• DATA EXTRACT:

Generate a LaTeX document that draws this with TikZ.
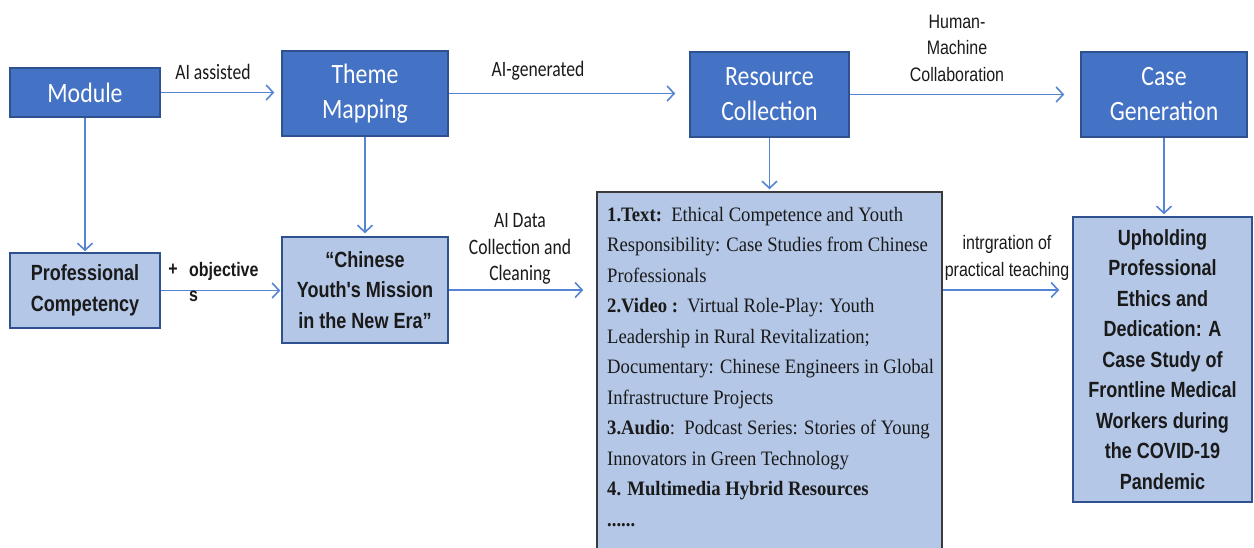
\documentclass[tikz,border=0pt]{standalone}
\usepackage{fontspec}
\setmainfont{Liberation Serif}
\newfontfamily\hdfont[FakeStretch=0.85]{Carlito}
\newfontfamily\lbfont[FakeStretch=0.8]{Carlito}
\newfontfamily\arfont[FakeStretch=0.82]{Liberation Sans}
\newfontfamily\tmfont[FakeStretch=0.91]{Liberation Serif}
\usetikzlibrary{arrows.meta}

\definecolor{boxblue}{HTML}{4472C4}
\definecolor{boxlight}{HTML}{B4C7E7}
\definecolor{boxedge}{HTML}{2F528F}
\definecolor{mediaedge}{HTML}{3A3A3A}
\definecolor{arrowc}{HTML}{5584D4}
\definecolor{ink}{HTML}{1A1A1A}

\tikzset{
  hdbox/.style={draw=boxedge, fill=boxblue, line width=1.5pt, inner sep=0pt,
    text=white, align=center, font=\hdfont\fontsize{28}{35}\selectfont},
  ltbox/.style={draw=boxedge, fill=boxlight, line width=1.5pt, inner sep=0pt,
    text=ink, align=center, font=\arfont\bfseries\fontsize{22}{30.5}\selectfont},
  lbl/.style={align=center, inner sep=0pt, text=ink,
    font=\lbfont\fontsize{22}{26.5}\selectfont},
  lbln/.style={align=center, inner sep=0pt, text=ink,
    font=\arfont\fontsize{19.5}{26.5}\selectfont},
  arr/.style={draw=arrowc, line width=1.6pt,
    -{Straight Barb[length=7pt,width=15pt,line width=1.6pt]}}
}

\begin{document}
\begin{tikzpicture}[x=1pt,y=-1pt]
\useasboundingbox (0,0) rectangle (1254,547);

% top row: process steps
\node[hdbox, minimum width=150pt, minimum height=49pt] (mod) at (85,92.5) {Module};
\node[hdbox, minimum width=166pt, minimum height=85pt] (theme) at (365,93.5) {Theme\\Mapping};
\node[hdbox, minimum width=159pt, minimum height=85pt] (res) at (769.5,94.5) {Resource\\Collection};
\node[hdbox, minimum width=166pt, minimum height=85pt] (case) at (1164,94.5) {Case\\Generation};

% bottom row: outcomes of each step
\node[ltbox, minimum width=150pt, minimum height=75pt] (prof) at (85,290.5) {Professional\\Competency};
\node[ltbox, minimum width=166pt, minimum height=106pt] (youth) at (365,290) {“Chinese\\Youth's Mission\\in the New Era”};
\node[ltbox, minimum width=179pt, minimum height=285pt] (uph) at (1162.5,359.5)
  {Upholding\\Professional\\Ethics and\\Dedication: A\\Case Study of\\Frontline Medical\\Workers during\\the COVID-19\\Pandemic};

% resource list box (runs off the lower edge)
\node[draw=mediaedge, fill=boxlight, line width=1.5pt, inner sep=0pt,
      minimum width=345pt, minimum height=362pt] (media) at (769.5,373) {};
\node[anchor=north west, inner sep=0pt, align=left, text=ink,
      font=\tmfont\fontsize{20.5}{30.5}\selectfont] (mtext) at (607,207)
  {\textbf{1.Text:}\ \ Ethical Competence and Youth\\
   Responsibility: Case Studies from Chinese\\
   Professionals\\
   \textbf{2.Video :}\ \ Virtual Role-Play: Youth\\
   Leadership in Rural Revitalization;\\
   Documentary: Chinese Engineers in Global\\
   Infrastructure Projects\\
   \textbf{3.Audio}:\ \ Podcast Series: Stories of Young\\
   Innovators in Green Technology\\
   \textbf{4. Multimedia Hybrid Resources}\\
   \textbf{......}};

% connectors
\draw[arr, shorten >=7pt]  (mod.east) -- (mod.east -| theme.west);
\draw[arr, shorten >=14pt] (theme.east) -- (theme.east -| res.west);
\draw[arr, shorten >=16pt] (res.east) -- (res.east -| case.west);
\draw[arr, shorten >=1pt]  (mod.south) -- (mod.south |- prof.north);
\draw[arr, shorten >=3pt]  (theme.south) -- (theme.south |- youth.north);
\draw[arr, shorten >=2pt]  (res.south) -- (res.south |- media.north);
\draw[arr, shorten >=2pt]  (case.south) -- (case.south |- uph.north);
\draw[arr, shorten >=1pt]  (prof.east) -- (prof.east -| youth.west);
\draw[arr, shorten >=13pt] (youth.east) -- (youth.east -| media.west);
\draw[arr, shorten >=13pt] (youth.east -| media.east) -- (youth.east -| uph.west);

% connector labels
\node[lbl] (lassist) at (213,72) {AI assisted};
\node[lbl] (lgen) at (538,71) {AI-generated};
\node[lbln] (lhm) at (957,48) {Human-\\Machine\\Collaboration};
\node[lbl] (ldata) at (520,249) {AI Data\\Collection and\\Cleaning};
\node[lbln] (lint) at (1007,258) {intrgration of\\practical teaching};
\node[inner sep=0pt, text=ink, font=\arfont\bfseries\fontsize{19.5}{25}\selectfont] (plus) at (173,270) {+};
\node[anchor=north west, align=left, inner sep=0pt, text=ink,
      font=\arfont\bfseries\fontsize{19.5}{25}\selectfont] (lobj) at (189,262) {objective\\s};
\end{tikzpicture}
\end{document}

• TASK OBJECTIVE: Leave out the pictures, then repeat the listing above exactly from its first line to the line with "(0,0) rectangle (1254,547);", inclusive.

• COMPLETED TASK:
Generate a LaTeX document that draws this with TikZ.
\documentclass[tikz,border=0pt]{standalone}
\usepackage{fontspec}
\setmainfont{Liberation Serif}
\newfontfamily\hdfont[FakeStretch=0.85]{Carlito}
\newfontfamily\lbfont[FakeStretch=0.8]{Carlito}
\newfontfamily\arfont[FakeStretch=0.82]{Liberation Sans}
\newfontfamily\tmfont[FakeStretch=0.91]{Liberation Serif}
\usetikzlibrary{arrows.meta}

\definecolor{boxblue}{HTML}{4472C4}
\definecolor{boxlight}{HTML}{B4C7E7}
\definecolor{boxedge}{HTML}{2F528F}
\definecolor{mediaedge}{HTML}{3A3A3A}
\definecolor{arrowc}{HTML}{5584D4}
\definecolor{ink}{HTML}{1A1A1A}

\tikzset{
  hdbox/.style={draw=boxedge, fill=boxblue, line width=1.5pt, inner sep=0pt,
    text=white, align=center, font=\hdfont\fontsize{28}{35}\selectfont},
  ltbox/.style={draw=boxedge, fill=boxlight, line width=1.5pt, inner sep=0pt,
    text=ink, align=center, font=\arfont\bfseries\fontsize{22}{30.5}\selectfont},
  lbl/.style={align=center, inner sep=0pt, text=ink,
    font=\lbfont\fontsize{22}{26.5}\selectfont},
  lbln/.style={align=center, inner sep=0pt, text=ink,
    font=\arfont\fontsize{19.5}{26.5}\selectfont},
  arr/.style={draw=arrowc, line width=1.6pt,
    -{Straight Barb[length=7pt,width=15pt,line width=1.6pt]}}
}

\begin{document}
\begin{tikzpicture}[x=1pt,y=-1pt]
\useasboundingbox (0,0) rectangle (1254,547);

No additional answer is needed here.